What is needed:
Would you transcribe the listing that follows, character for character, and omit its images?
──────── Data extract
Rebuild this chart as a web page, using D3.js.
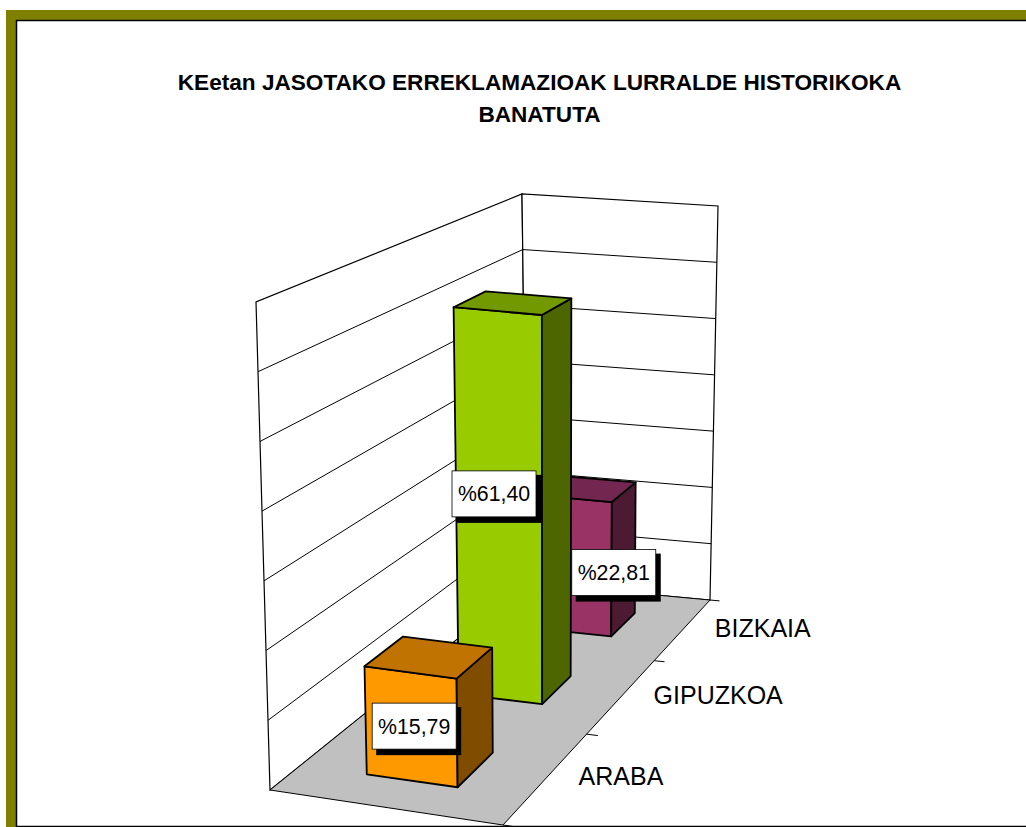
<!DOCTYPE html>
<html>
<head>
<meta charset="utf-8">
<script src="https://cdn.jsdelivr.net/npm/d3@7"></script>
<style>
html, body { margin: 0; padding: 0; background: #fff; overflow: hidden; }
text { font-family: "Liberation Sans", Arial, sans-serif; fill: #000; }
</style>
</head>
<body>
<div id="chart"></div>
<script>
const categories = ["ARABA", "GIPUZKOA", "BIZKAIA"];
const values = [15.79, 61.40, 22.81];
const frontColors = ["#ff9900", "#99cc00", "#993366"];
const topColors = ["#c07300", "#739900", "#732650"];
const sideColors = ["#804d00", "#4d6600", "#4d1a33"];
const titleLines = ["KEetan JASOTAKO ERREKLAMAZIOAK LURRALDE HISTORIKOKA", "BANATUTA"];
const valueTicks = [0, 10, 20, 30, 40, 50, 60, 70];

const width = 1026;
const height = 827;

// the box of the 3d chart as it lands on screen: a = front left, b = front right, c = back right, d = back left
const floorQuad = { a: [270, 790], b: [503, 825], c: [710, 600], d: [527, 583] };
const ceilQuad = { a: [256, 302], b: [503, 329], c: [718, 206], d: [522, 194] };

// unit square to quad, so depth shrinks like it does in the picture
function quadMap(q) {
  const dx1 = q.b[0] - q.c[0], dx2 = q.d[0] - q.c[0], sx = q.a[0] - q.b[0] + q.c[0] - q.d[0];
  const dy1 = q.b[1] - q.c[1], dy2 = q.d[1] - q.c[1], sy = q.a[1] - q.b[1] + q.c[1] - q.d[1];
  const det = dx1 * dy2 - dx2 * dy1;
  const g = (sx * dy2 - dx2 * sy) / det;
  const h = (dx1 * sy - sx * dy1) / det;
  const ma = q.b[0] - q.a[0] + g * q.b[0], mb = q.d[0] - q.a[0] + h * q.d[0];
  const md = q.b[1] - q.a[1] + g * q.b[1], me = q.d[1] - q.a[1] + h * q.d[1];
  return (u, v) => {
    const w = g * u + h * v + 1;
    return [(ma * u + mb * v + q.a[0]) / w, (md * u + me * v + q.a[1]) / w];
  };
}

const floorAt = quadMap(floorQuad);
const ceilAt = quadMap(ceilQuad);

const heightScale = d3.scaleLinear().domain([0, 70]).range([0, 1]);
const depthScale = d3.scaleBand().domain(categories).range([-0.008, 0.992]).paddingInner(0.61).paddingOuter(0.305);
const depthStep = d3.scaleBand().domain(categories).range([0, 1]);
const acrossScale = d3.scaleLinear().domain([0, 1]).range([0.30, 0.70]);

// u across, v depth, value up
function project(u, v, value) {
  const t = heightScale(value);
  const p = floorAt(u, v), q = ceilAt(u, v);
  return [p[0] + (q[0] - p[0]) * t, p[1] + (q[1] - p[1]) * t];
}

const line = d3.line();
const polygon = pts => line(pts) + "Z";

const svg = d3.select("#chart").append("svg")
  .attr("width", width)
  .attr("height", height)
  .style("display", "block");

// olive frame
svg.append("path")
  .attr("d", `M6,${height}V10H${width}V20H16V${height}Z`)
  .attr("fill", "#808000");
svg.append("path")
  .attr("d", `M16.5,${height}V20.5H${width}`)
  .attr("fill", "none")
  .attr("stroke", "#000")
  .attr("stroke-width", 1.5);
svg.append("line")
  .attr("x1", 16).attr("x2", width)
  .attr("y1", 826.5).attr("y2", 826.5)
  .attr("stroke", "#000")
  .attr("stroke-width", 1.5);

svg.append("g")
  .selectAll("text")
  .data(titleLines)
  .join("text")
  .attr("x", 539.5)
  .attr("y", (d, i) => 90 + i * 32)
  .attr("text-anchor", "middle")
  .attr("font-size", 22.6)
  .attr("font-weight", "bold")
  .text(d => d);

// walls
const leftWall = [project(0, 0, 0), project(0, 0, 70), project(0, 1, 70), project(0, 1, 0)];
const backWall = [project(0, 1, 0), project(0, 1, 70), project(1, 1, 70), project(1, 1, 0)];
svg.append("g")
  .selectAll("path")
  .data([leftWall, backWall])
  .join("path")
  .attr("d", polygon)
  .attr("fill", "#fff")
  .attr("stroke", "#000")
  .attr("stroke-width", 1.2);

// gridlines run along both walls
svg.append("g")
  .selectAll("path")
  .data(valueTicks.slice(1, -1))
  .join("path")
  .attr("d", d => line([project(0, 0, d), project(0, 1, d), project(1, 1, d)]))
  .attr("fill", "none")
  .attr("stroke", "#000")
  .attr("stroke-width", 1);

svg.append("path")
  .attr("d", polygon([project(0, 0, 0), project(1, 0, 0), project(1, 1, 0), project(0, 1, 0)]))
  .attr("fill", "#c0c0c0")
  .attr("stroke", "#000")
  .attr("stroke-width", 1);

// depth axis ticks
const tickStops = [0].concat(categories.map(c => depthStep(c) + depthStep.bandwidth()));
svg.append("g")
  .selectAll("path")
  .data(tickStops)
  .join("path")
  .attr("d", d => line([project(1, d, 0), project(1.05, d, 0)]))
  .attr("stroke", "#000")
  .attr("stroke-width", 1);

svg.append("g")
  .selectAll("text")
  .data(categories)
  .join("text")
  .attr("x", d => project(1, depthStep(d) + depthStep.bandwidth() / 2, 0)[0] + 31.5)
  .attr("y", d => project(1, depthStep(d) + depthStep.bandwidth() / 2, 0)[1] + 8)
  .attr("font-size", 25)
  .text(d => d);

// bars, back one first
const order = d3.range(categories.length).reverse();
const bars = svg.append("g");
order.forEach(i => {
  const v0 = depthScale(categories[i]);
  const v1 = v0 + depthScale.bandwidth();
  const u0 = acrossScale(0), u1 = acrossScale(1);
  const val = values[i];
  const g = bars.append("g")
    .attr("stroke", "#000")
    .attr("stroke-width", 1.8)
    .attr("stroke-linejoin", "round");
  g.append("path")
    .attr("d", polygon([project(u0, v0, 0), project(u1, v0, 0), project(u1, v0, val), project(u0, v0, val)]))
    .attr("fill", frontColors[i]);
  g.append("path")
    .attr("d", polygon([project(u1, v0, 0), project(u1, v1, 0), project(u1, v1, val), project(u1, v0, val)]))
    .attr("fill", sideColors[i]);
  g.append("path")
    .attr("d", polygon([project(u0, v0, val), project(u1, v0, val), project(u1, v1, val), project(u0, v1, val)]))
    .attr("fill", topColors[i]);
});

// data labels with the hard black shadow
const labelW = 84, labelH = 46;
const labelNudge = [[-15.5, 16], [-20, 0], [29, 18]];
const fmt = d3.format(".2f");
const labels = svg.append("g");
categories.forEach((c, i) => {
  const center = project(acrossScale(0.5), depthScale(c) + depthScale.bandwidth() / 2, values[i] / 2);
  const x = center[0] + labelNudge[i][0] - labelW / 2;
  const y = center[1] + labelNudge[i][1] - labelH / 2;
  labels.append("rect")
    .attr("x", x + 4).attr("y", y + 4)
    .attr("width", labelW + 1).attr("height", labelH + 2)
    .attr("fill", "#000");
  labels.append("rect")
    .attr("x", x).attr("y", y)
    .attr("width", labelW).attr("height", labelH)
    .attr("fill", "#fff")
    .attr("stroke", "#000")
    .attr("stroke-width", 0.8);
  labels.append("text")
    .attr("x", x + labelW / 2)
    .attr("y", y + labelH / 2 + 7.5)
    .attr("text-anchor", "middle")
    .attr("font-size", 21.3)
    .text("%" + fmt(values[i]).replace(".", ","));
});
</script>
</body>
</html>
────────────────
Reply:
Rebuild this chart as a web page, using D3.js.
<!DOCTYPE html>
<html>
<head>
<meta charset="utf-8">
<script src="https://cdn.jsdelivr.net/npm/d3@7"></script>
<style>
html, body { margin: 0; padding: 0; background: #fff; overflow: hidden; }
text { font-family: "Liberation Sans", Arial, sans-serif; fill: #000; }
</style>
</head>
<body>
<div id="chart"></div>
<script>
const categories = ["ARABA", "GIPUZKOA", "BIZKAIA"];
const values = [15.79, 61.40, 22.81];
const frontColors = ["#ff9900", "#99cc00", "#993366"];
const topColors = ["#c07300", "#739900", "#732650"];
const sideColors = ["#804d00", "#4d6600", "#4d1a33"];
const titleLines = ["KEetan JASOTAKO ERREKLAMAZIOAK LURRALDE HISTORIKOKA", "BANATUTA"];
const valueTicks = [0, 10, 20, 30, 40, 50, 60, 70];

const width = 1026;
const height = 827;

// the box of the 3d chart as it lands on screen: a = front left, b = front right, c = back right, d = back left
const floorQuad = { a: [270, 790], b: [503, 825], c: [710, 600], d: [527, 583] };
const ceilQuad = { a: [256, 302], b: [503, 329], c: [718, 206], d: [522, 194] };

// unit square to quad, so depth shrinks like it does in the picture
function quadMap(q) {
  const dx1 = q.b[0] - q.c[0], dx2 = q.d[0] - q.c[0], sx = q.a[0] - q.b[0] + q.c[0] - q.d[0];
  const dy1 = q.b[1] - q.c[1], dy2 = q.d[1] - q.c[1], sy = q.a[1] - q.b[1] + q.c[1] - q.d[1];
  const det = dx1 * dy2 - dx2 * dy1;
  const g = (sx * dy2 - dx2 * sy) / det;
  const h = (dx1 * sy - sx * dy1) / det;
  const ma = q.b[0] - q.a[0] + g * q.b[0], mb = q.d[0] - q.a[0] + h * q.d[0];
  const md = q.b[1] - q.a[1] + g * q.b[1], me = q.d[1] - q.a[1] + h * q.d[1];
  return (u, v) => {
    const w = g * u + h * v + 1;
    return [(ma * u + mb * v + q.a[0]) / w, (md * u + me * v + q.a[1]) / w];
  };
}

const floorAt = quadMap(floorQuad);
const ceilAt = quadMap(ceilQuad);

const heightScale = d3.scaleLinear().domain([0, 70]).range([0, 1]);
const depthScale = d3.scaleBand().domain(categories).range([-0.008, 0.992]).paddingInner(0.61).paddingOuter(0.305);
const depthStep = d3.scaleBand().domain(categories).range([0, 1]);
const acrossScale = d3.scaleLinear().domain([0, 1]).range([0.30, 0.70]);

// u across, v depth, value up
function project(u, v, value) {
  const t = heightScale(value);
  const p = floorAt(u, v), q = ceilAt(u, v);
  return [p[0] + (q[0] - p[0]) * t, p[1] + (q[1] - p[1]) * t];
}

const line = d3.line();
const polygon = pts => line(pts) + "Z";

const svg = d3.select("#chart").append("svg")
  .attr("width", width)
  .attr("height", height)
  .style("display", "block");

// olive frame
svg.append("path")
  .attr("d", `M6,${height}V10H${width}V20H16V${height}Z`)
  .attr("fill", "#808000");
svg.append("path")
  .attr("d", `M16.5,${height}V20.5H${width}`)
  .attr("fill", "none")
  .attr("stroke", "#000")
  .attr("stroke-width", 1.5);
svg.append("line")
  .attr("x1", 16).attr("x2", width)
  .attr("y1", 826.5).attr("y2", 826.5)
  .attr("stroke", "#000")
  .attr("stroke-width", 1.5);

svg.append("g")
  .selectAll("text")
  .data(titleLines)
  .join("text")
  .attr("x", 539.5)
  .attr("y", (d, i) => 90 + i * 32)
  .attr("text-anchor", "middle")
  .attr("font-size", 22.6)
  .attr("font-weight", "bold")
  .text(d => d);

// walls
const leftWall = [project(0, 0, 0), project(0, 0, 70), project(0, 1, 70), project(0, 1, 0)];
const backWall = [project(0, 1, 0), project(0, 1, 70), project(1, 1, 70), project(1, 1, 0)];
svg.append("g")
  .selectAll("path")
  .data([leftWall, backWall])
  .join("path")
  .attr("d", polygon)
  .attr("fill", "#fff")
  .attr("stroke", "#000")
  .attr("stroke-width", 1.2);

// gridlines run along both walls
svg.append("g")
  .selectAll("path")
  .data(valueTicks.slice(1, -1))
  .join("path")
  .attr("d", d => line([project(0, 0, d), project(0, 1, d), project(1, 1, d)]))
  .attr("fill", "none")
  .attr("stroke", "#000")
  .attr("stroke-width", 1);

svg.append("path")
  .attr("d", polygon([project(0, 0, 0), project(1, 0, 0), project(1, 1, 0), project(0, 1, 0)]))
  .attr("fill", "#c0c0c0")
  .attr("stroke", "#000")
  .attr("stroke-width", 1);

// depth axis ticks
const tickStops = [0].concat(categories.map(c => depthStep(c) + depthStep.bandwidth()));
svg.append("g")
  .selectAll("path")
  .data(tickStops)
  .join("path")
  .attr("d", d => line([project(1, d, 0), project(1.05, d, 0)]))
  .attr("stroke", "#000")
  .attr("stroke-width", 1);

svg.append("g")
  .selectAll("text")
  .data(categories)
  .join("text")
  .attr("x", d => project(1, depthStep(d) + depthStep.bandwidth() / 2, 0)[0] + 31.5)
  .attr("y", d => project(1, depthStep(d) + depthStep.bandwidth() / 2, 0)[1] + 8)
  .attr("font-size", 25)
  .text(d => d);

// bars, back one first
const order = d3.range(categories.length).reverse();
const bars = svg.append("g");
order.forEach(i => {
  const v0 = depthScale(categories[i]);
  const v1 = v0 + depthScale.bandwidth();
  const u0 = acrossScale(0), u1 = acrossScale(1);
  const val = values[i];
  const g = bars.append("g")
    .attr("stroke", "#000")
    .attr("stroke-width", 1.8)
    .attr("stroke-linejoin", "round");
  g.append("path")
    .attr("d", polygon([project(u0, v0, 0), project(u1, v0, 0), project(u1, v0, val), project(u0, v0, val)]))
    .attr("fill", frontColors[i]);
  g.append("path")
    .attr("d", polygon([project(u1, v0, 0), project(u1, v1, 0), project(u1, v1, val), project(u1, v0, val)]))
    .attr("fill", sideColors[i]);
  g.append("path")
    .attr("d", polygon([project(u0, v0, val), project(u1, v0, val), project(u1, v1, val), project(u0, v1, val)]))
    .attr("fill", topColors[i]);
});

// data labels with the hard black shadow
const labelW = 84, labelH = 46;
const labelNudge = [[-15.5, 16], [-20, 0], [29, 18]];
const fmt = d3.format(".2f");
const labels = svg.append("g");
categories.forEach((c, i) => {
  const center = project(acrossScale(0.5), depthScale(c) + depthScale.bandwidth() / 2, values[i] / 2);
  const x = center[0] + labelNudge[i][0] - labelW / 2;
  const y = center[1] + labelNudge[i][1] - labelH / 2;
  labels.append("rect")
    .attr("x", x + 4).attr("y", y + 4)
    .attr("width", labelW + 1).attr("height", labelH + 2)
    .attr("fill", "#000");
  labels.append("rect")
    .attr("x", x).attr("y", y)
    .attr("width", labelW).attr("height", labelH)
    .attr("fill", "#fff")
    .attr("stroke", "#000")
    .attr("stroke-width", 0.8);
  labels.append("text")
    .attr("x", x + labelW / 2)
    .attr("y", y + labelH / 2 + 7.5)
    .attr("text-anchor", "middle")
    .attr("font-size", 21.3)
    .text("%" + fmt(values[i]).replace(".", ","));
});
</script>
</body>
</html>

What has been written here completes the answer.